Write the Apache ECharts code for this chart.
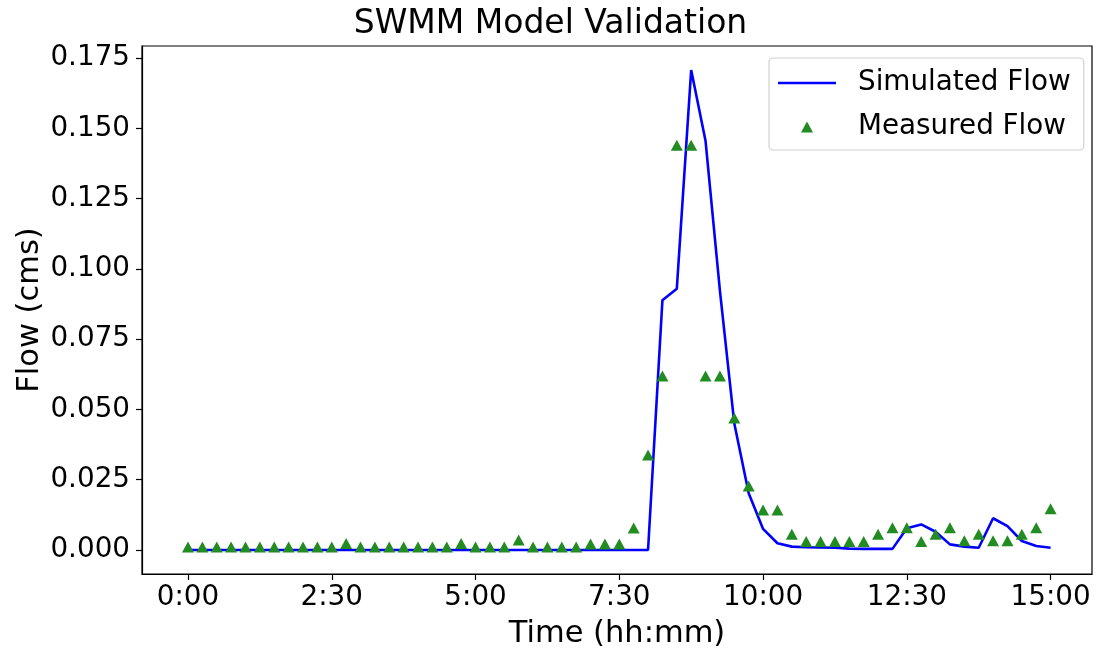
<!DOCTYPE html>
<html>
<head>
<meta charset="utf-8">
<script src="https://cdn.jsdelivr.net/npm/echarts@6/dist/echarts.min.js"></script>
<style>
html,body{margin:0;padding:0;background:#fff;}
#chart{width:1101px;height:655px;}
</style>
</head>
<body>
<div id="chart"></div>
<script>
// ---- data (15-minute time steps) ----
const times = ["0:00","0:15","0:30","0:45","1:00","1:15","1:30","1:45","2:00","2:15","2:30","2:45",
  "3:00","3:15","3:30","3:45","4:00","4:15","4:30","4:45","5:00","5:15","5:30","5:45",
  "6:00","6:15","6:30","6:45","7:00","7:15","7:30","7:45","8:00","8:15","8:30","8:45",
  "9:00","9:15","9:30","9:45","10:00","10:15","10:30","10:45","11:00","11:15","11:30","11:45",
  "12:00","12:15","12:30","12:45","13:00","13:15","13:30","13:45","14:00","14:15","14:30","14:45","15:00"];

const simulatedFlow = [0,0,0,0,0,0,0,0,0,0,0,0,
  0,0,0,0,0,0,0,0,0,0,0,0,
  0,0,0,0,0,0,0,0,0,0.0889,0.0930,0.1708,
  0.1455,0.0922,0.0450,0.0202,0.0075,0.0024,0.0012,0.0010,0.0009,0.0008,0.0005,0.0004,
  0.0004,0.0004,0.0077,0.0091,0.0065,0.0020,0.0012,0.0008,0.0113,0.0085,0.0032,0.0014,0.0008];

const measuredFlow = [0.0011,0.0011,0.0011,0.0011,0.0011,0.0011,0.0011,0.0011,0.0011,0.0011,0.0011,0.0023,
  0.0011,0.0011,0.0011,0.0011,0.0011,0.0011,0.0011,0.0023,0.0011,0.0011,0.0011,0.0036,
  0.0011,0.0011,0.0011,0.0011,0.0021,0.0021,0.0021,0.0078,0.0338,0.0619,0.1440,0.1440,
  0.0619,0.0619,0.0470,0.0228,0.0142,0.0142,0.0056,0.0030,0.0030,0.0030,0.0030,0.0030,
  0.0056,0.0079,0.0079,0.0030,0.0056,0.0079,0.0033,0.0056,0.0033,0.0033,0.0056,0.0079,0.0147];

const xTickValues = [0, 2.5, 5, 7.5, 10, 12.5, 15];
const xTickLabels = ["0:00","2:30","5:00","7:30","10:00","12:30","15:00"];
const yTickValues = [0, 0.025, 0.05, 0.075, 0.1, 0.125, 0.15, 0.175];

// ---- build ----
function toHours(s){ const p = s.split(":"); return +p[0] + (+p[1])/60; }
const hrs = times.map(toHours);
const simData = hrs.map((h,i)=>[h, simulatedFlow[i]]);
const measData = hrs.map((h,i)=>[h, measuredFlow[i]]);

const FONT = "DejaVu Sans";
const chart = echarts.init(document.getElementById('chart'), null, {renderer:'canvas'});
chart.setOption({
  animation: false,
  backgroundColor: '#ffffff',
  title: {
    text: 'SWMM Model Validation',
    left: 'center', top: 8, padding: 0,
    textStyle: {fontFamily: FONT, fontSize: 33, fontWeight: 'normal', color: '#000'}
  },
  grid: {
    left: 142, right: 9, top: 46, bottom: 80,
    show: true, borderColor: '#000', borderWidth: 1.2, backgroundColor: 'transparent',
    containLabel: false
  },
  legend: {
    orient: 'vertical',
    left: 769, top: 58,
    padding: [10, 13, 8, 9],
    itemGap: 14,
    itemWidth: 58, itemHeight: 11,
    symbolKeepAspect: true,
    backgroundColor: '#fff',
    borderColor: '#d0d0d0', borderWidth: 1.2, borderRadius: 4,
    textStyle: {fontFamily: FONT, fontSize: 27.8, color: '#000', lineHeight: 30, padding: [0,0,0,17]},
    data: [
      {name: 'Simulated Flow', icon: 'path://M0,0 H58 V2.6 H0 Z', itemStyle: {color: '#0000ff'}},
      {name: 'Measured Flow', icon: 'path://M6,0 L12,11 L0,11 Z', itemStyle: {color: '#228b22'}}
    ]
  },
  xAxis: {
    type: 'value',
    min: -0.8, max: 15.72,
    name: 'Time (hh:mm)',
    nameLocation: 'middle', nameGap: 45, nameMoveOverlap: false,
    nameTextStyle: {fontFamily: FONT, fontSize: 30.5, color: '#000'},
    axisLine: {show: true, onZero: false, lineStyle: {color: '#000', width: 1.2}},
    axisTick: {show: true, inside: false, length: 6, lineStyle: {color: '#000', width: 1.2}, customValues: xTickValues},
    axisLabel: {
      customValues: xTickValues,
      margin: 10,
      fontFamily: FONT, fontSize: 27.8, color: '#000',
      formatter: function(v){ const i = xTickValues.indexOf(v); return i >= 0 ? xTickLabels[i] : ''; }
    },
    splitLine: {show: false}
  },
  yAxis: {
    type: 'value',
    min: -0.00854, max: 0.17934,
    name: 'Flow (cms)',
    nameLocation: 'middle', nameGap: 96, nameRotate: 90, nameMoveOverlap: false,
    nameTextStyle: {fontFamily: FONT, fontSize: 30.5, color: '#000'},
    axisLine: {show: true, onZero: false, lineStyle: {color: '#000', width: 1.2}},
    axisTick: {show: true, inside: false, length: 6, lineStyle: {color: '#000', width: 1.2}, customValues: yTickValues},
    axisLabel: {
      customValues: yTickValues,
      margin: 12,
      fontFamily: FONT, fontSize: 27.8, color: '#000',
      formatter: function(v){ return v.toFixed(3); }
    },
    splitLine: {show: false}
  },
  series: [
    {
      name: 'Simulated Flow', type: 'line', data: simData,
      showSymbol: false, symbol: 'none',
      lineStyle: {color: '#0000ff', width: 2.6},
      itemStyle: {color: '#0000ff'},
      z: 2
    },
    {
      name: 'Measured Flow', type: 'scatter', data: measData,
      symbol: 'triangle', symbolSize: [12, 11],
      itemStyle: {color: '#228b22', opacity: 1},
      z: 3
    }
  ]
});
</script>
</body>
</html>
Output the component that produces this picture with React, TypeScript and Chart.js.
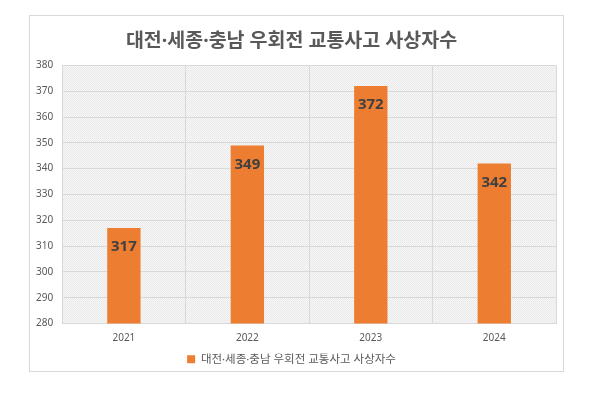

------------------------------------------------------------

EXERCISE TASK: Repeat the listing above exactly, with no pictures.

RESPONSE:
Write the Apache ECharts code for this chart.
<!DOCTYPE html>
<html>
<head>
<meta charset="utf-8">
<script src="https://cdn.jsdelivr.net/npm/echarts@6/dist/echarts.min.js"></script>
<style>
html,body{margin:0;padding:0;background:#fff;}
#chart{width:1101px;height:655px;}
</style>
</head>
<body>
<div id="chart"></div>
<script>
// ---- data (15-minute time steps) ----
const times = ["0:00","0:15","0:30","0:45","1:00","1:15","1:30","1:45","2:00","2:15","2:30","2:45",
  "3:00","3:15","3:30","3:45","4:00","4:15","4:30","4:45","5:00","5:15","5:30","5:45",
  "6:00","6:15","6:30","6:45","7:00","7:15","7:30","7:45","8:00","8:15","8:30","8:45",
  "9:00","9:15","9:30","9:45","10:00","10:15","10:30","10:45","11:00","11:15","11:30","11:45",
  "12:00","12:15","12:30","12:45","13:00","13:15","13:30","13:45","14:00","14:15","14:30","14:45","15:00"];

const simulatedFlow = [0,0,0,0,0,0,0,0,0,0,0,0,
  0,0,0,0,0,0,0,0,0,0,0,0,
  0,0,0,0,0,0,0,0,0,0.0889,0.0930,0.1708,
  0.1455,0.0922,0.0450,0.0202,0.0075,0.0024,0.0012,0.0010,0.0009,0.0008,0.0005,0.0004,
  0.0004,0.0004,0.0077,0.0091,0.0065,0.0020,0.0012,0.0008,0.0113,0.0085,0.0032,0.0014,0.0008];

const measuredFlow = [0.0011,0.0011,0.0011,0.0011,0.0011,0.0011,0.0011,0.0011,0.0011,0.0011,0.0011,0.0023,
  0.0011,0.0011,0.0011,0.0011,0.0011,0.0011,0.0011,0.0023,0.0011,0.0011,0.0011,0.0036,
  0.0011,0.0011,0.0011,0.0011,0.0021,0.0021,0.0021,0.0078,0.0338,0.0619,0.1440,0.1440,
  0.0619,0.0619,0.0470,0.0228,0.0142,0.0142,0.0056,0.0030,0.0030,0.0030,0.0030,0.0030,
  0.0056,0.0079,0.0079,0.0030,0.0056,0.0079,0.0033,0.0056,0.0033,0.0033,0.0056,0.0079,0.0147];

const xTickValues = [0, 2.5, 5, 7.5, 10, 12.5, 15];
const xTickLabels = ["0:00","2:30","5:00","7:30","10:00","12:30","15:00"];
const yTickValues = [0, 0.025, 0.05, 0.075, 0.1, 0.125, 0.15, 0.175];

// ---- build ----
function toHours(s){ const p = s.split(":"); return +p[0] + (+p[1])/60; }
const hrs = times.map(toHours);
const simData = hrs.map((h,i)=>[h, simulatedFlow[i]]);
const measData = hrs.map((h,i)=>[h, measuredFlow[i]]);

const FONT = "DejaVu Sans";
const chart = echarts.init(document.getElementById('chart'), null, {renderer:'canvas'});
chart.setOption({
  animation: false,
  backgroundColor: '#ffffff',
  title: {
    text: 'SWMM Model Validation',
    left: 'center', top: 8, padding: 0,
    textStyle: {fontFamily: FONT, fontSize: 33, fontWeight: 'normal', color: '#000'}
  },
  grid: {
    left: 142, right: 9, top: 46, bottom: 80,
    show: true, borderColor: '#000', borderWidth: 1.2, backgroundColor: 'transparent',
    containLabel: false
  },
  legend: {
    orient: 'vertical',
    left: 769, top: 58,
    padding: [10, 13, 8, 9],
    itemGap: 14,
    itemWidth: 58, itemHeight: 11,
    symbolKeepAspect: true,
    backgroundColor: '#fff',
    borderColor: '#d0d0d0', borderWidth: 1.2, borderRadius: 4,
    textStyle: {fontFamily: FONT, fontSize: 27.8, color: '#000', lineHeight: 30, padding: [0,0,0,17]},
    data: [
      {name: 'Simulated Flow', icon: 'path://M0,0 H58 V2.6 H0 Z', itemStyle: {color: '#0000ff'}},
      {name: 'Measured Flow', icon: 'path://M6,0 L12,11 L0,11 Z', itemStyle: {color: '#228b22'}}
    ]
  },
  xAxis: {
    type: 'value',
    min: -0.8, max: 15.72,
    name: 'Time (hh:mm)',
    nameLocation: 'middle', nameGap: 45, nameMoveOverlap: false,
    nameTextStyle: {fontFamily: FONT, fontSize: 30.5, color: '#000'},
    axisLine: {show: true, onZero: false, lineStyle: {color: '#000', width: 1.2}},
    axisTick: {show: true, inside: false, length: 6, lineStyle: {color: '#000', width: 1.2}, customValues: xTickValues},
    axisLabel: {
      customValues: xTickValues,
      margin: 10,
      fontFamily: FONT, fontSize: 27.8, color: '#000',
      formatter: function(v){ const i = xTickValues.indexOf(v); return i >= 0 ? xTickLabels[i] : ''; }
    },
    splitLine: {show: false}
  },
  yAxis: {
    type: 'value',
    min: -0.00854, max: 0.17934,
    name: 'Flow (cms)',
    nameLocation: 'middle', nameGap: 96, nameRotate: 90, nameMoveOverlap: false,
    nameTextStyle: {fontFamily: FONT, fontSize: 30.5, color: '#000'},
    axisLine: {show: true, onZero: false, lineStyle: {color: '#000', width: 1.2}},
    axisTick: {show: true, inside: false, length: 6, lineStyle: {color: '#000', width: 1.2}, customValues: yTickValues},
    axisLabel: {
      customValues: yTickValues,
      margin: 12,
      fontFamily: FONT, fontSize: 27.8, color: '#000',
      formatter: function(v){ return v.toFixed(3); }
    },
    splitLine: {show: false}
  },
  series: [
    {
      name: 'Simulated Flow', type: 'line', data: simData,
      showSymbol: false, symbol: 'none',
      lineStyle: {color: '#0000ff', width: 2.6},
      itemStyle: {color: '#0000ff'},
      z: 2
    },
    {
      name: 'Measured Flow', type: 'scatter', data: measData,
      symbol: 'triangle', symbolSize: [12, 11],
      itemStyle: {color: '#228b22', opacity: 1},
      z: 3
    }
  ]
});
</script>
</body>
</html>
Output the component that produces this picture with React, TypeScript and Chart.js.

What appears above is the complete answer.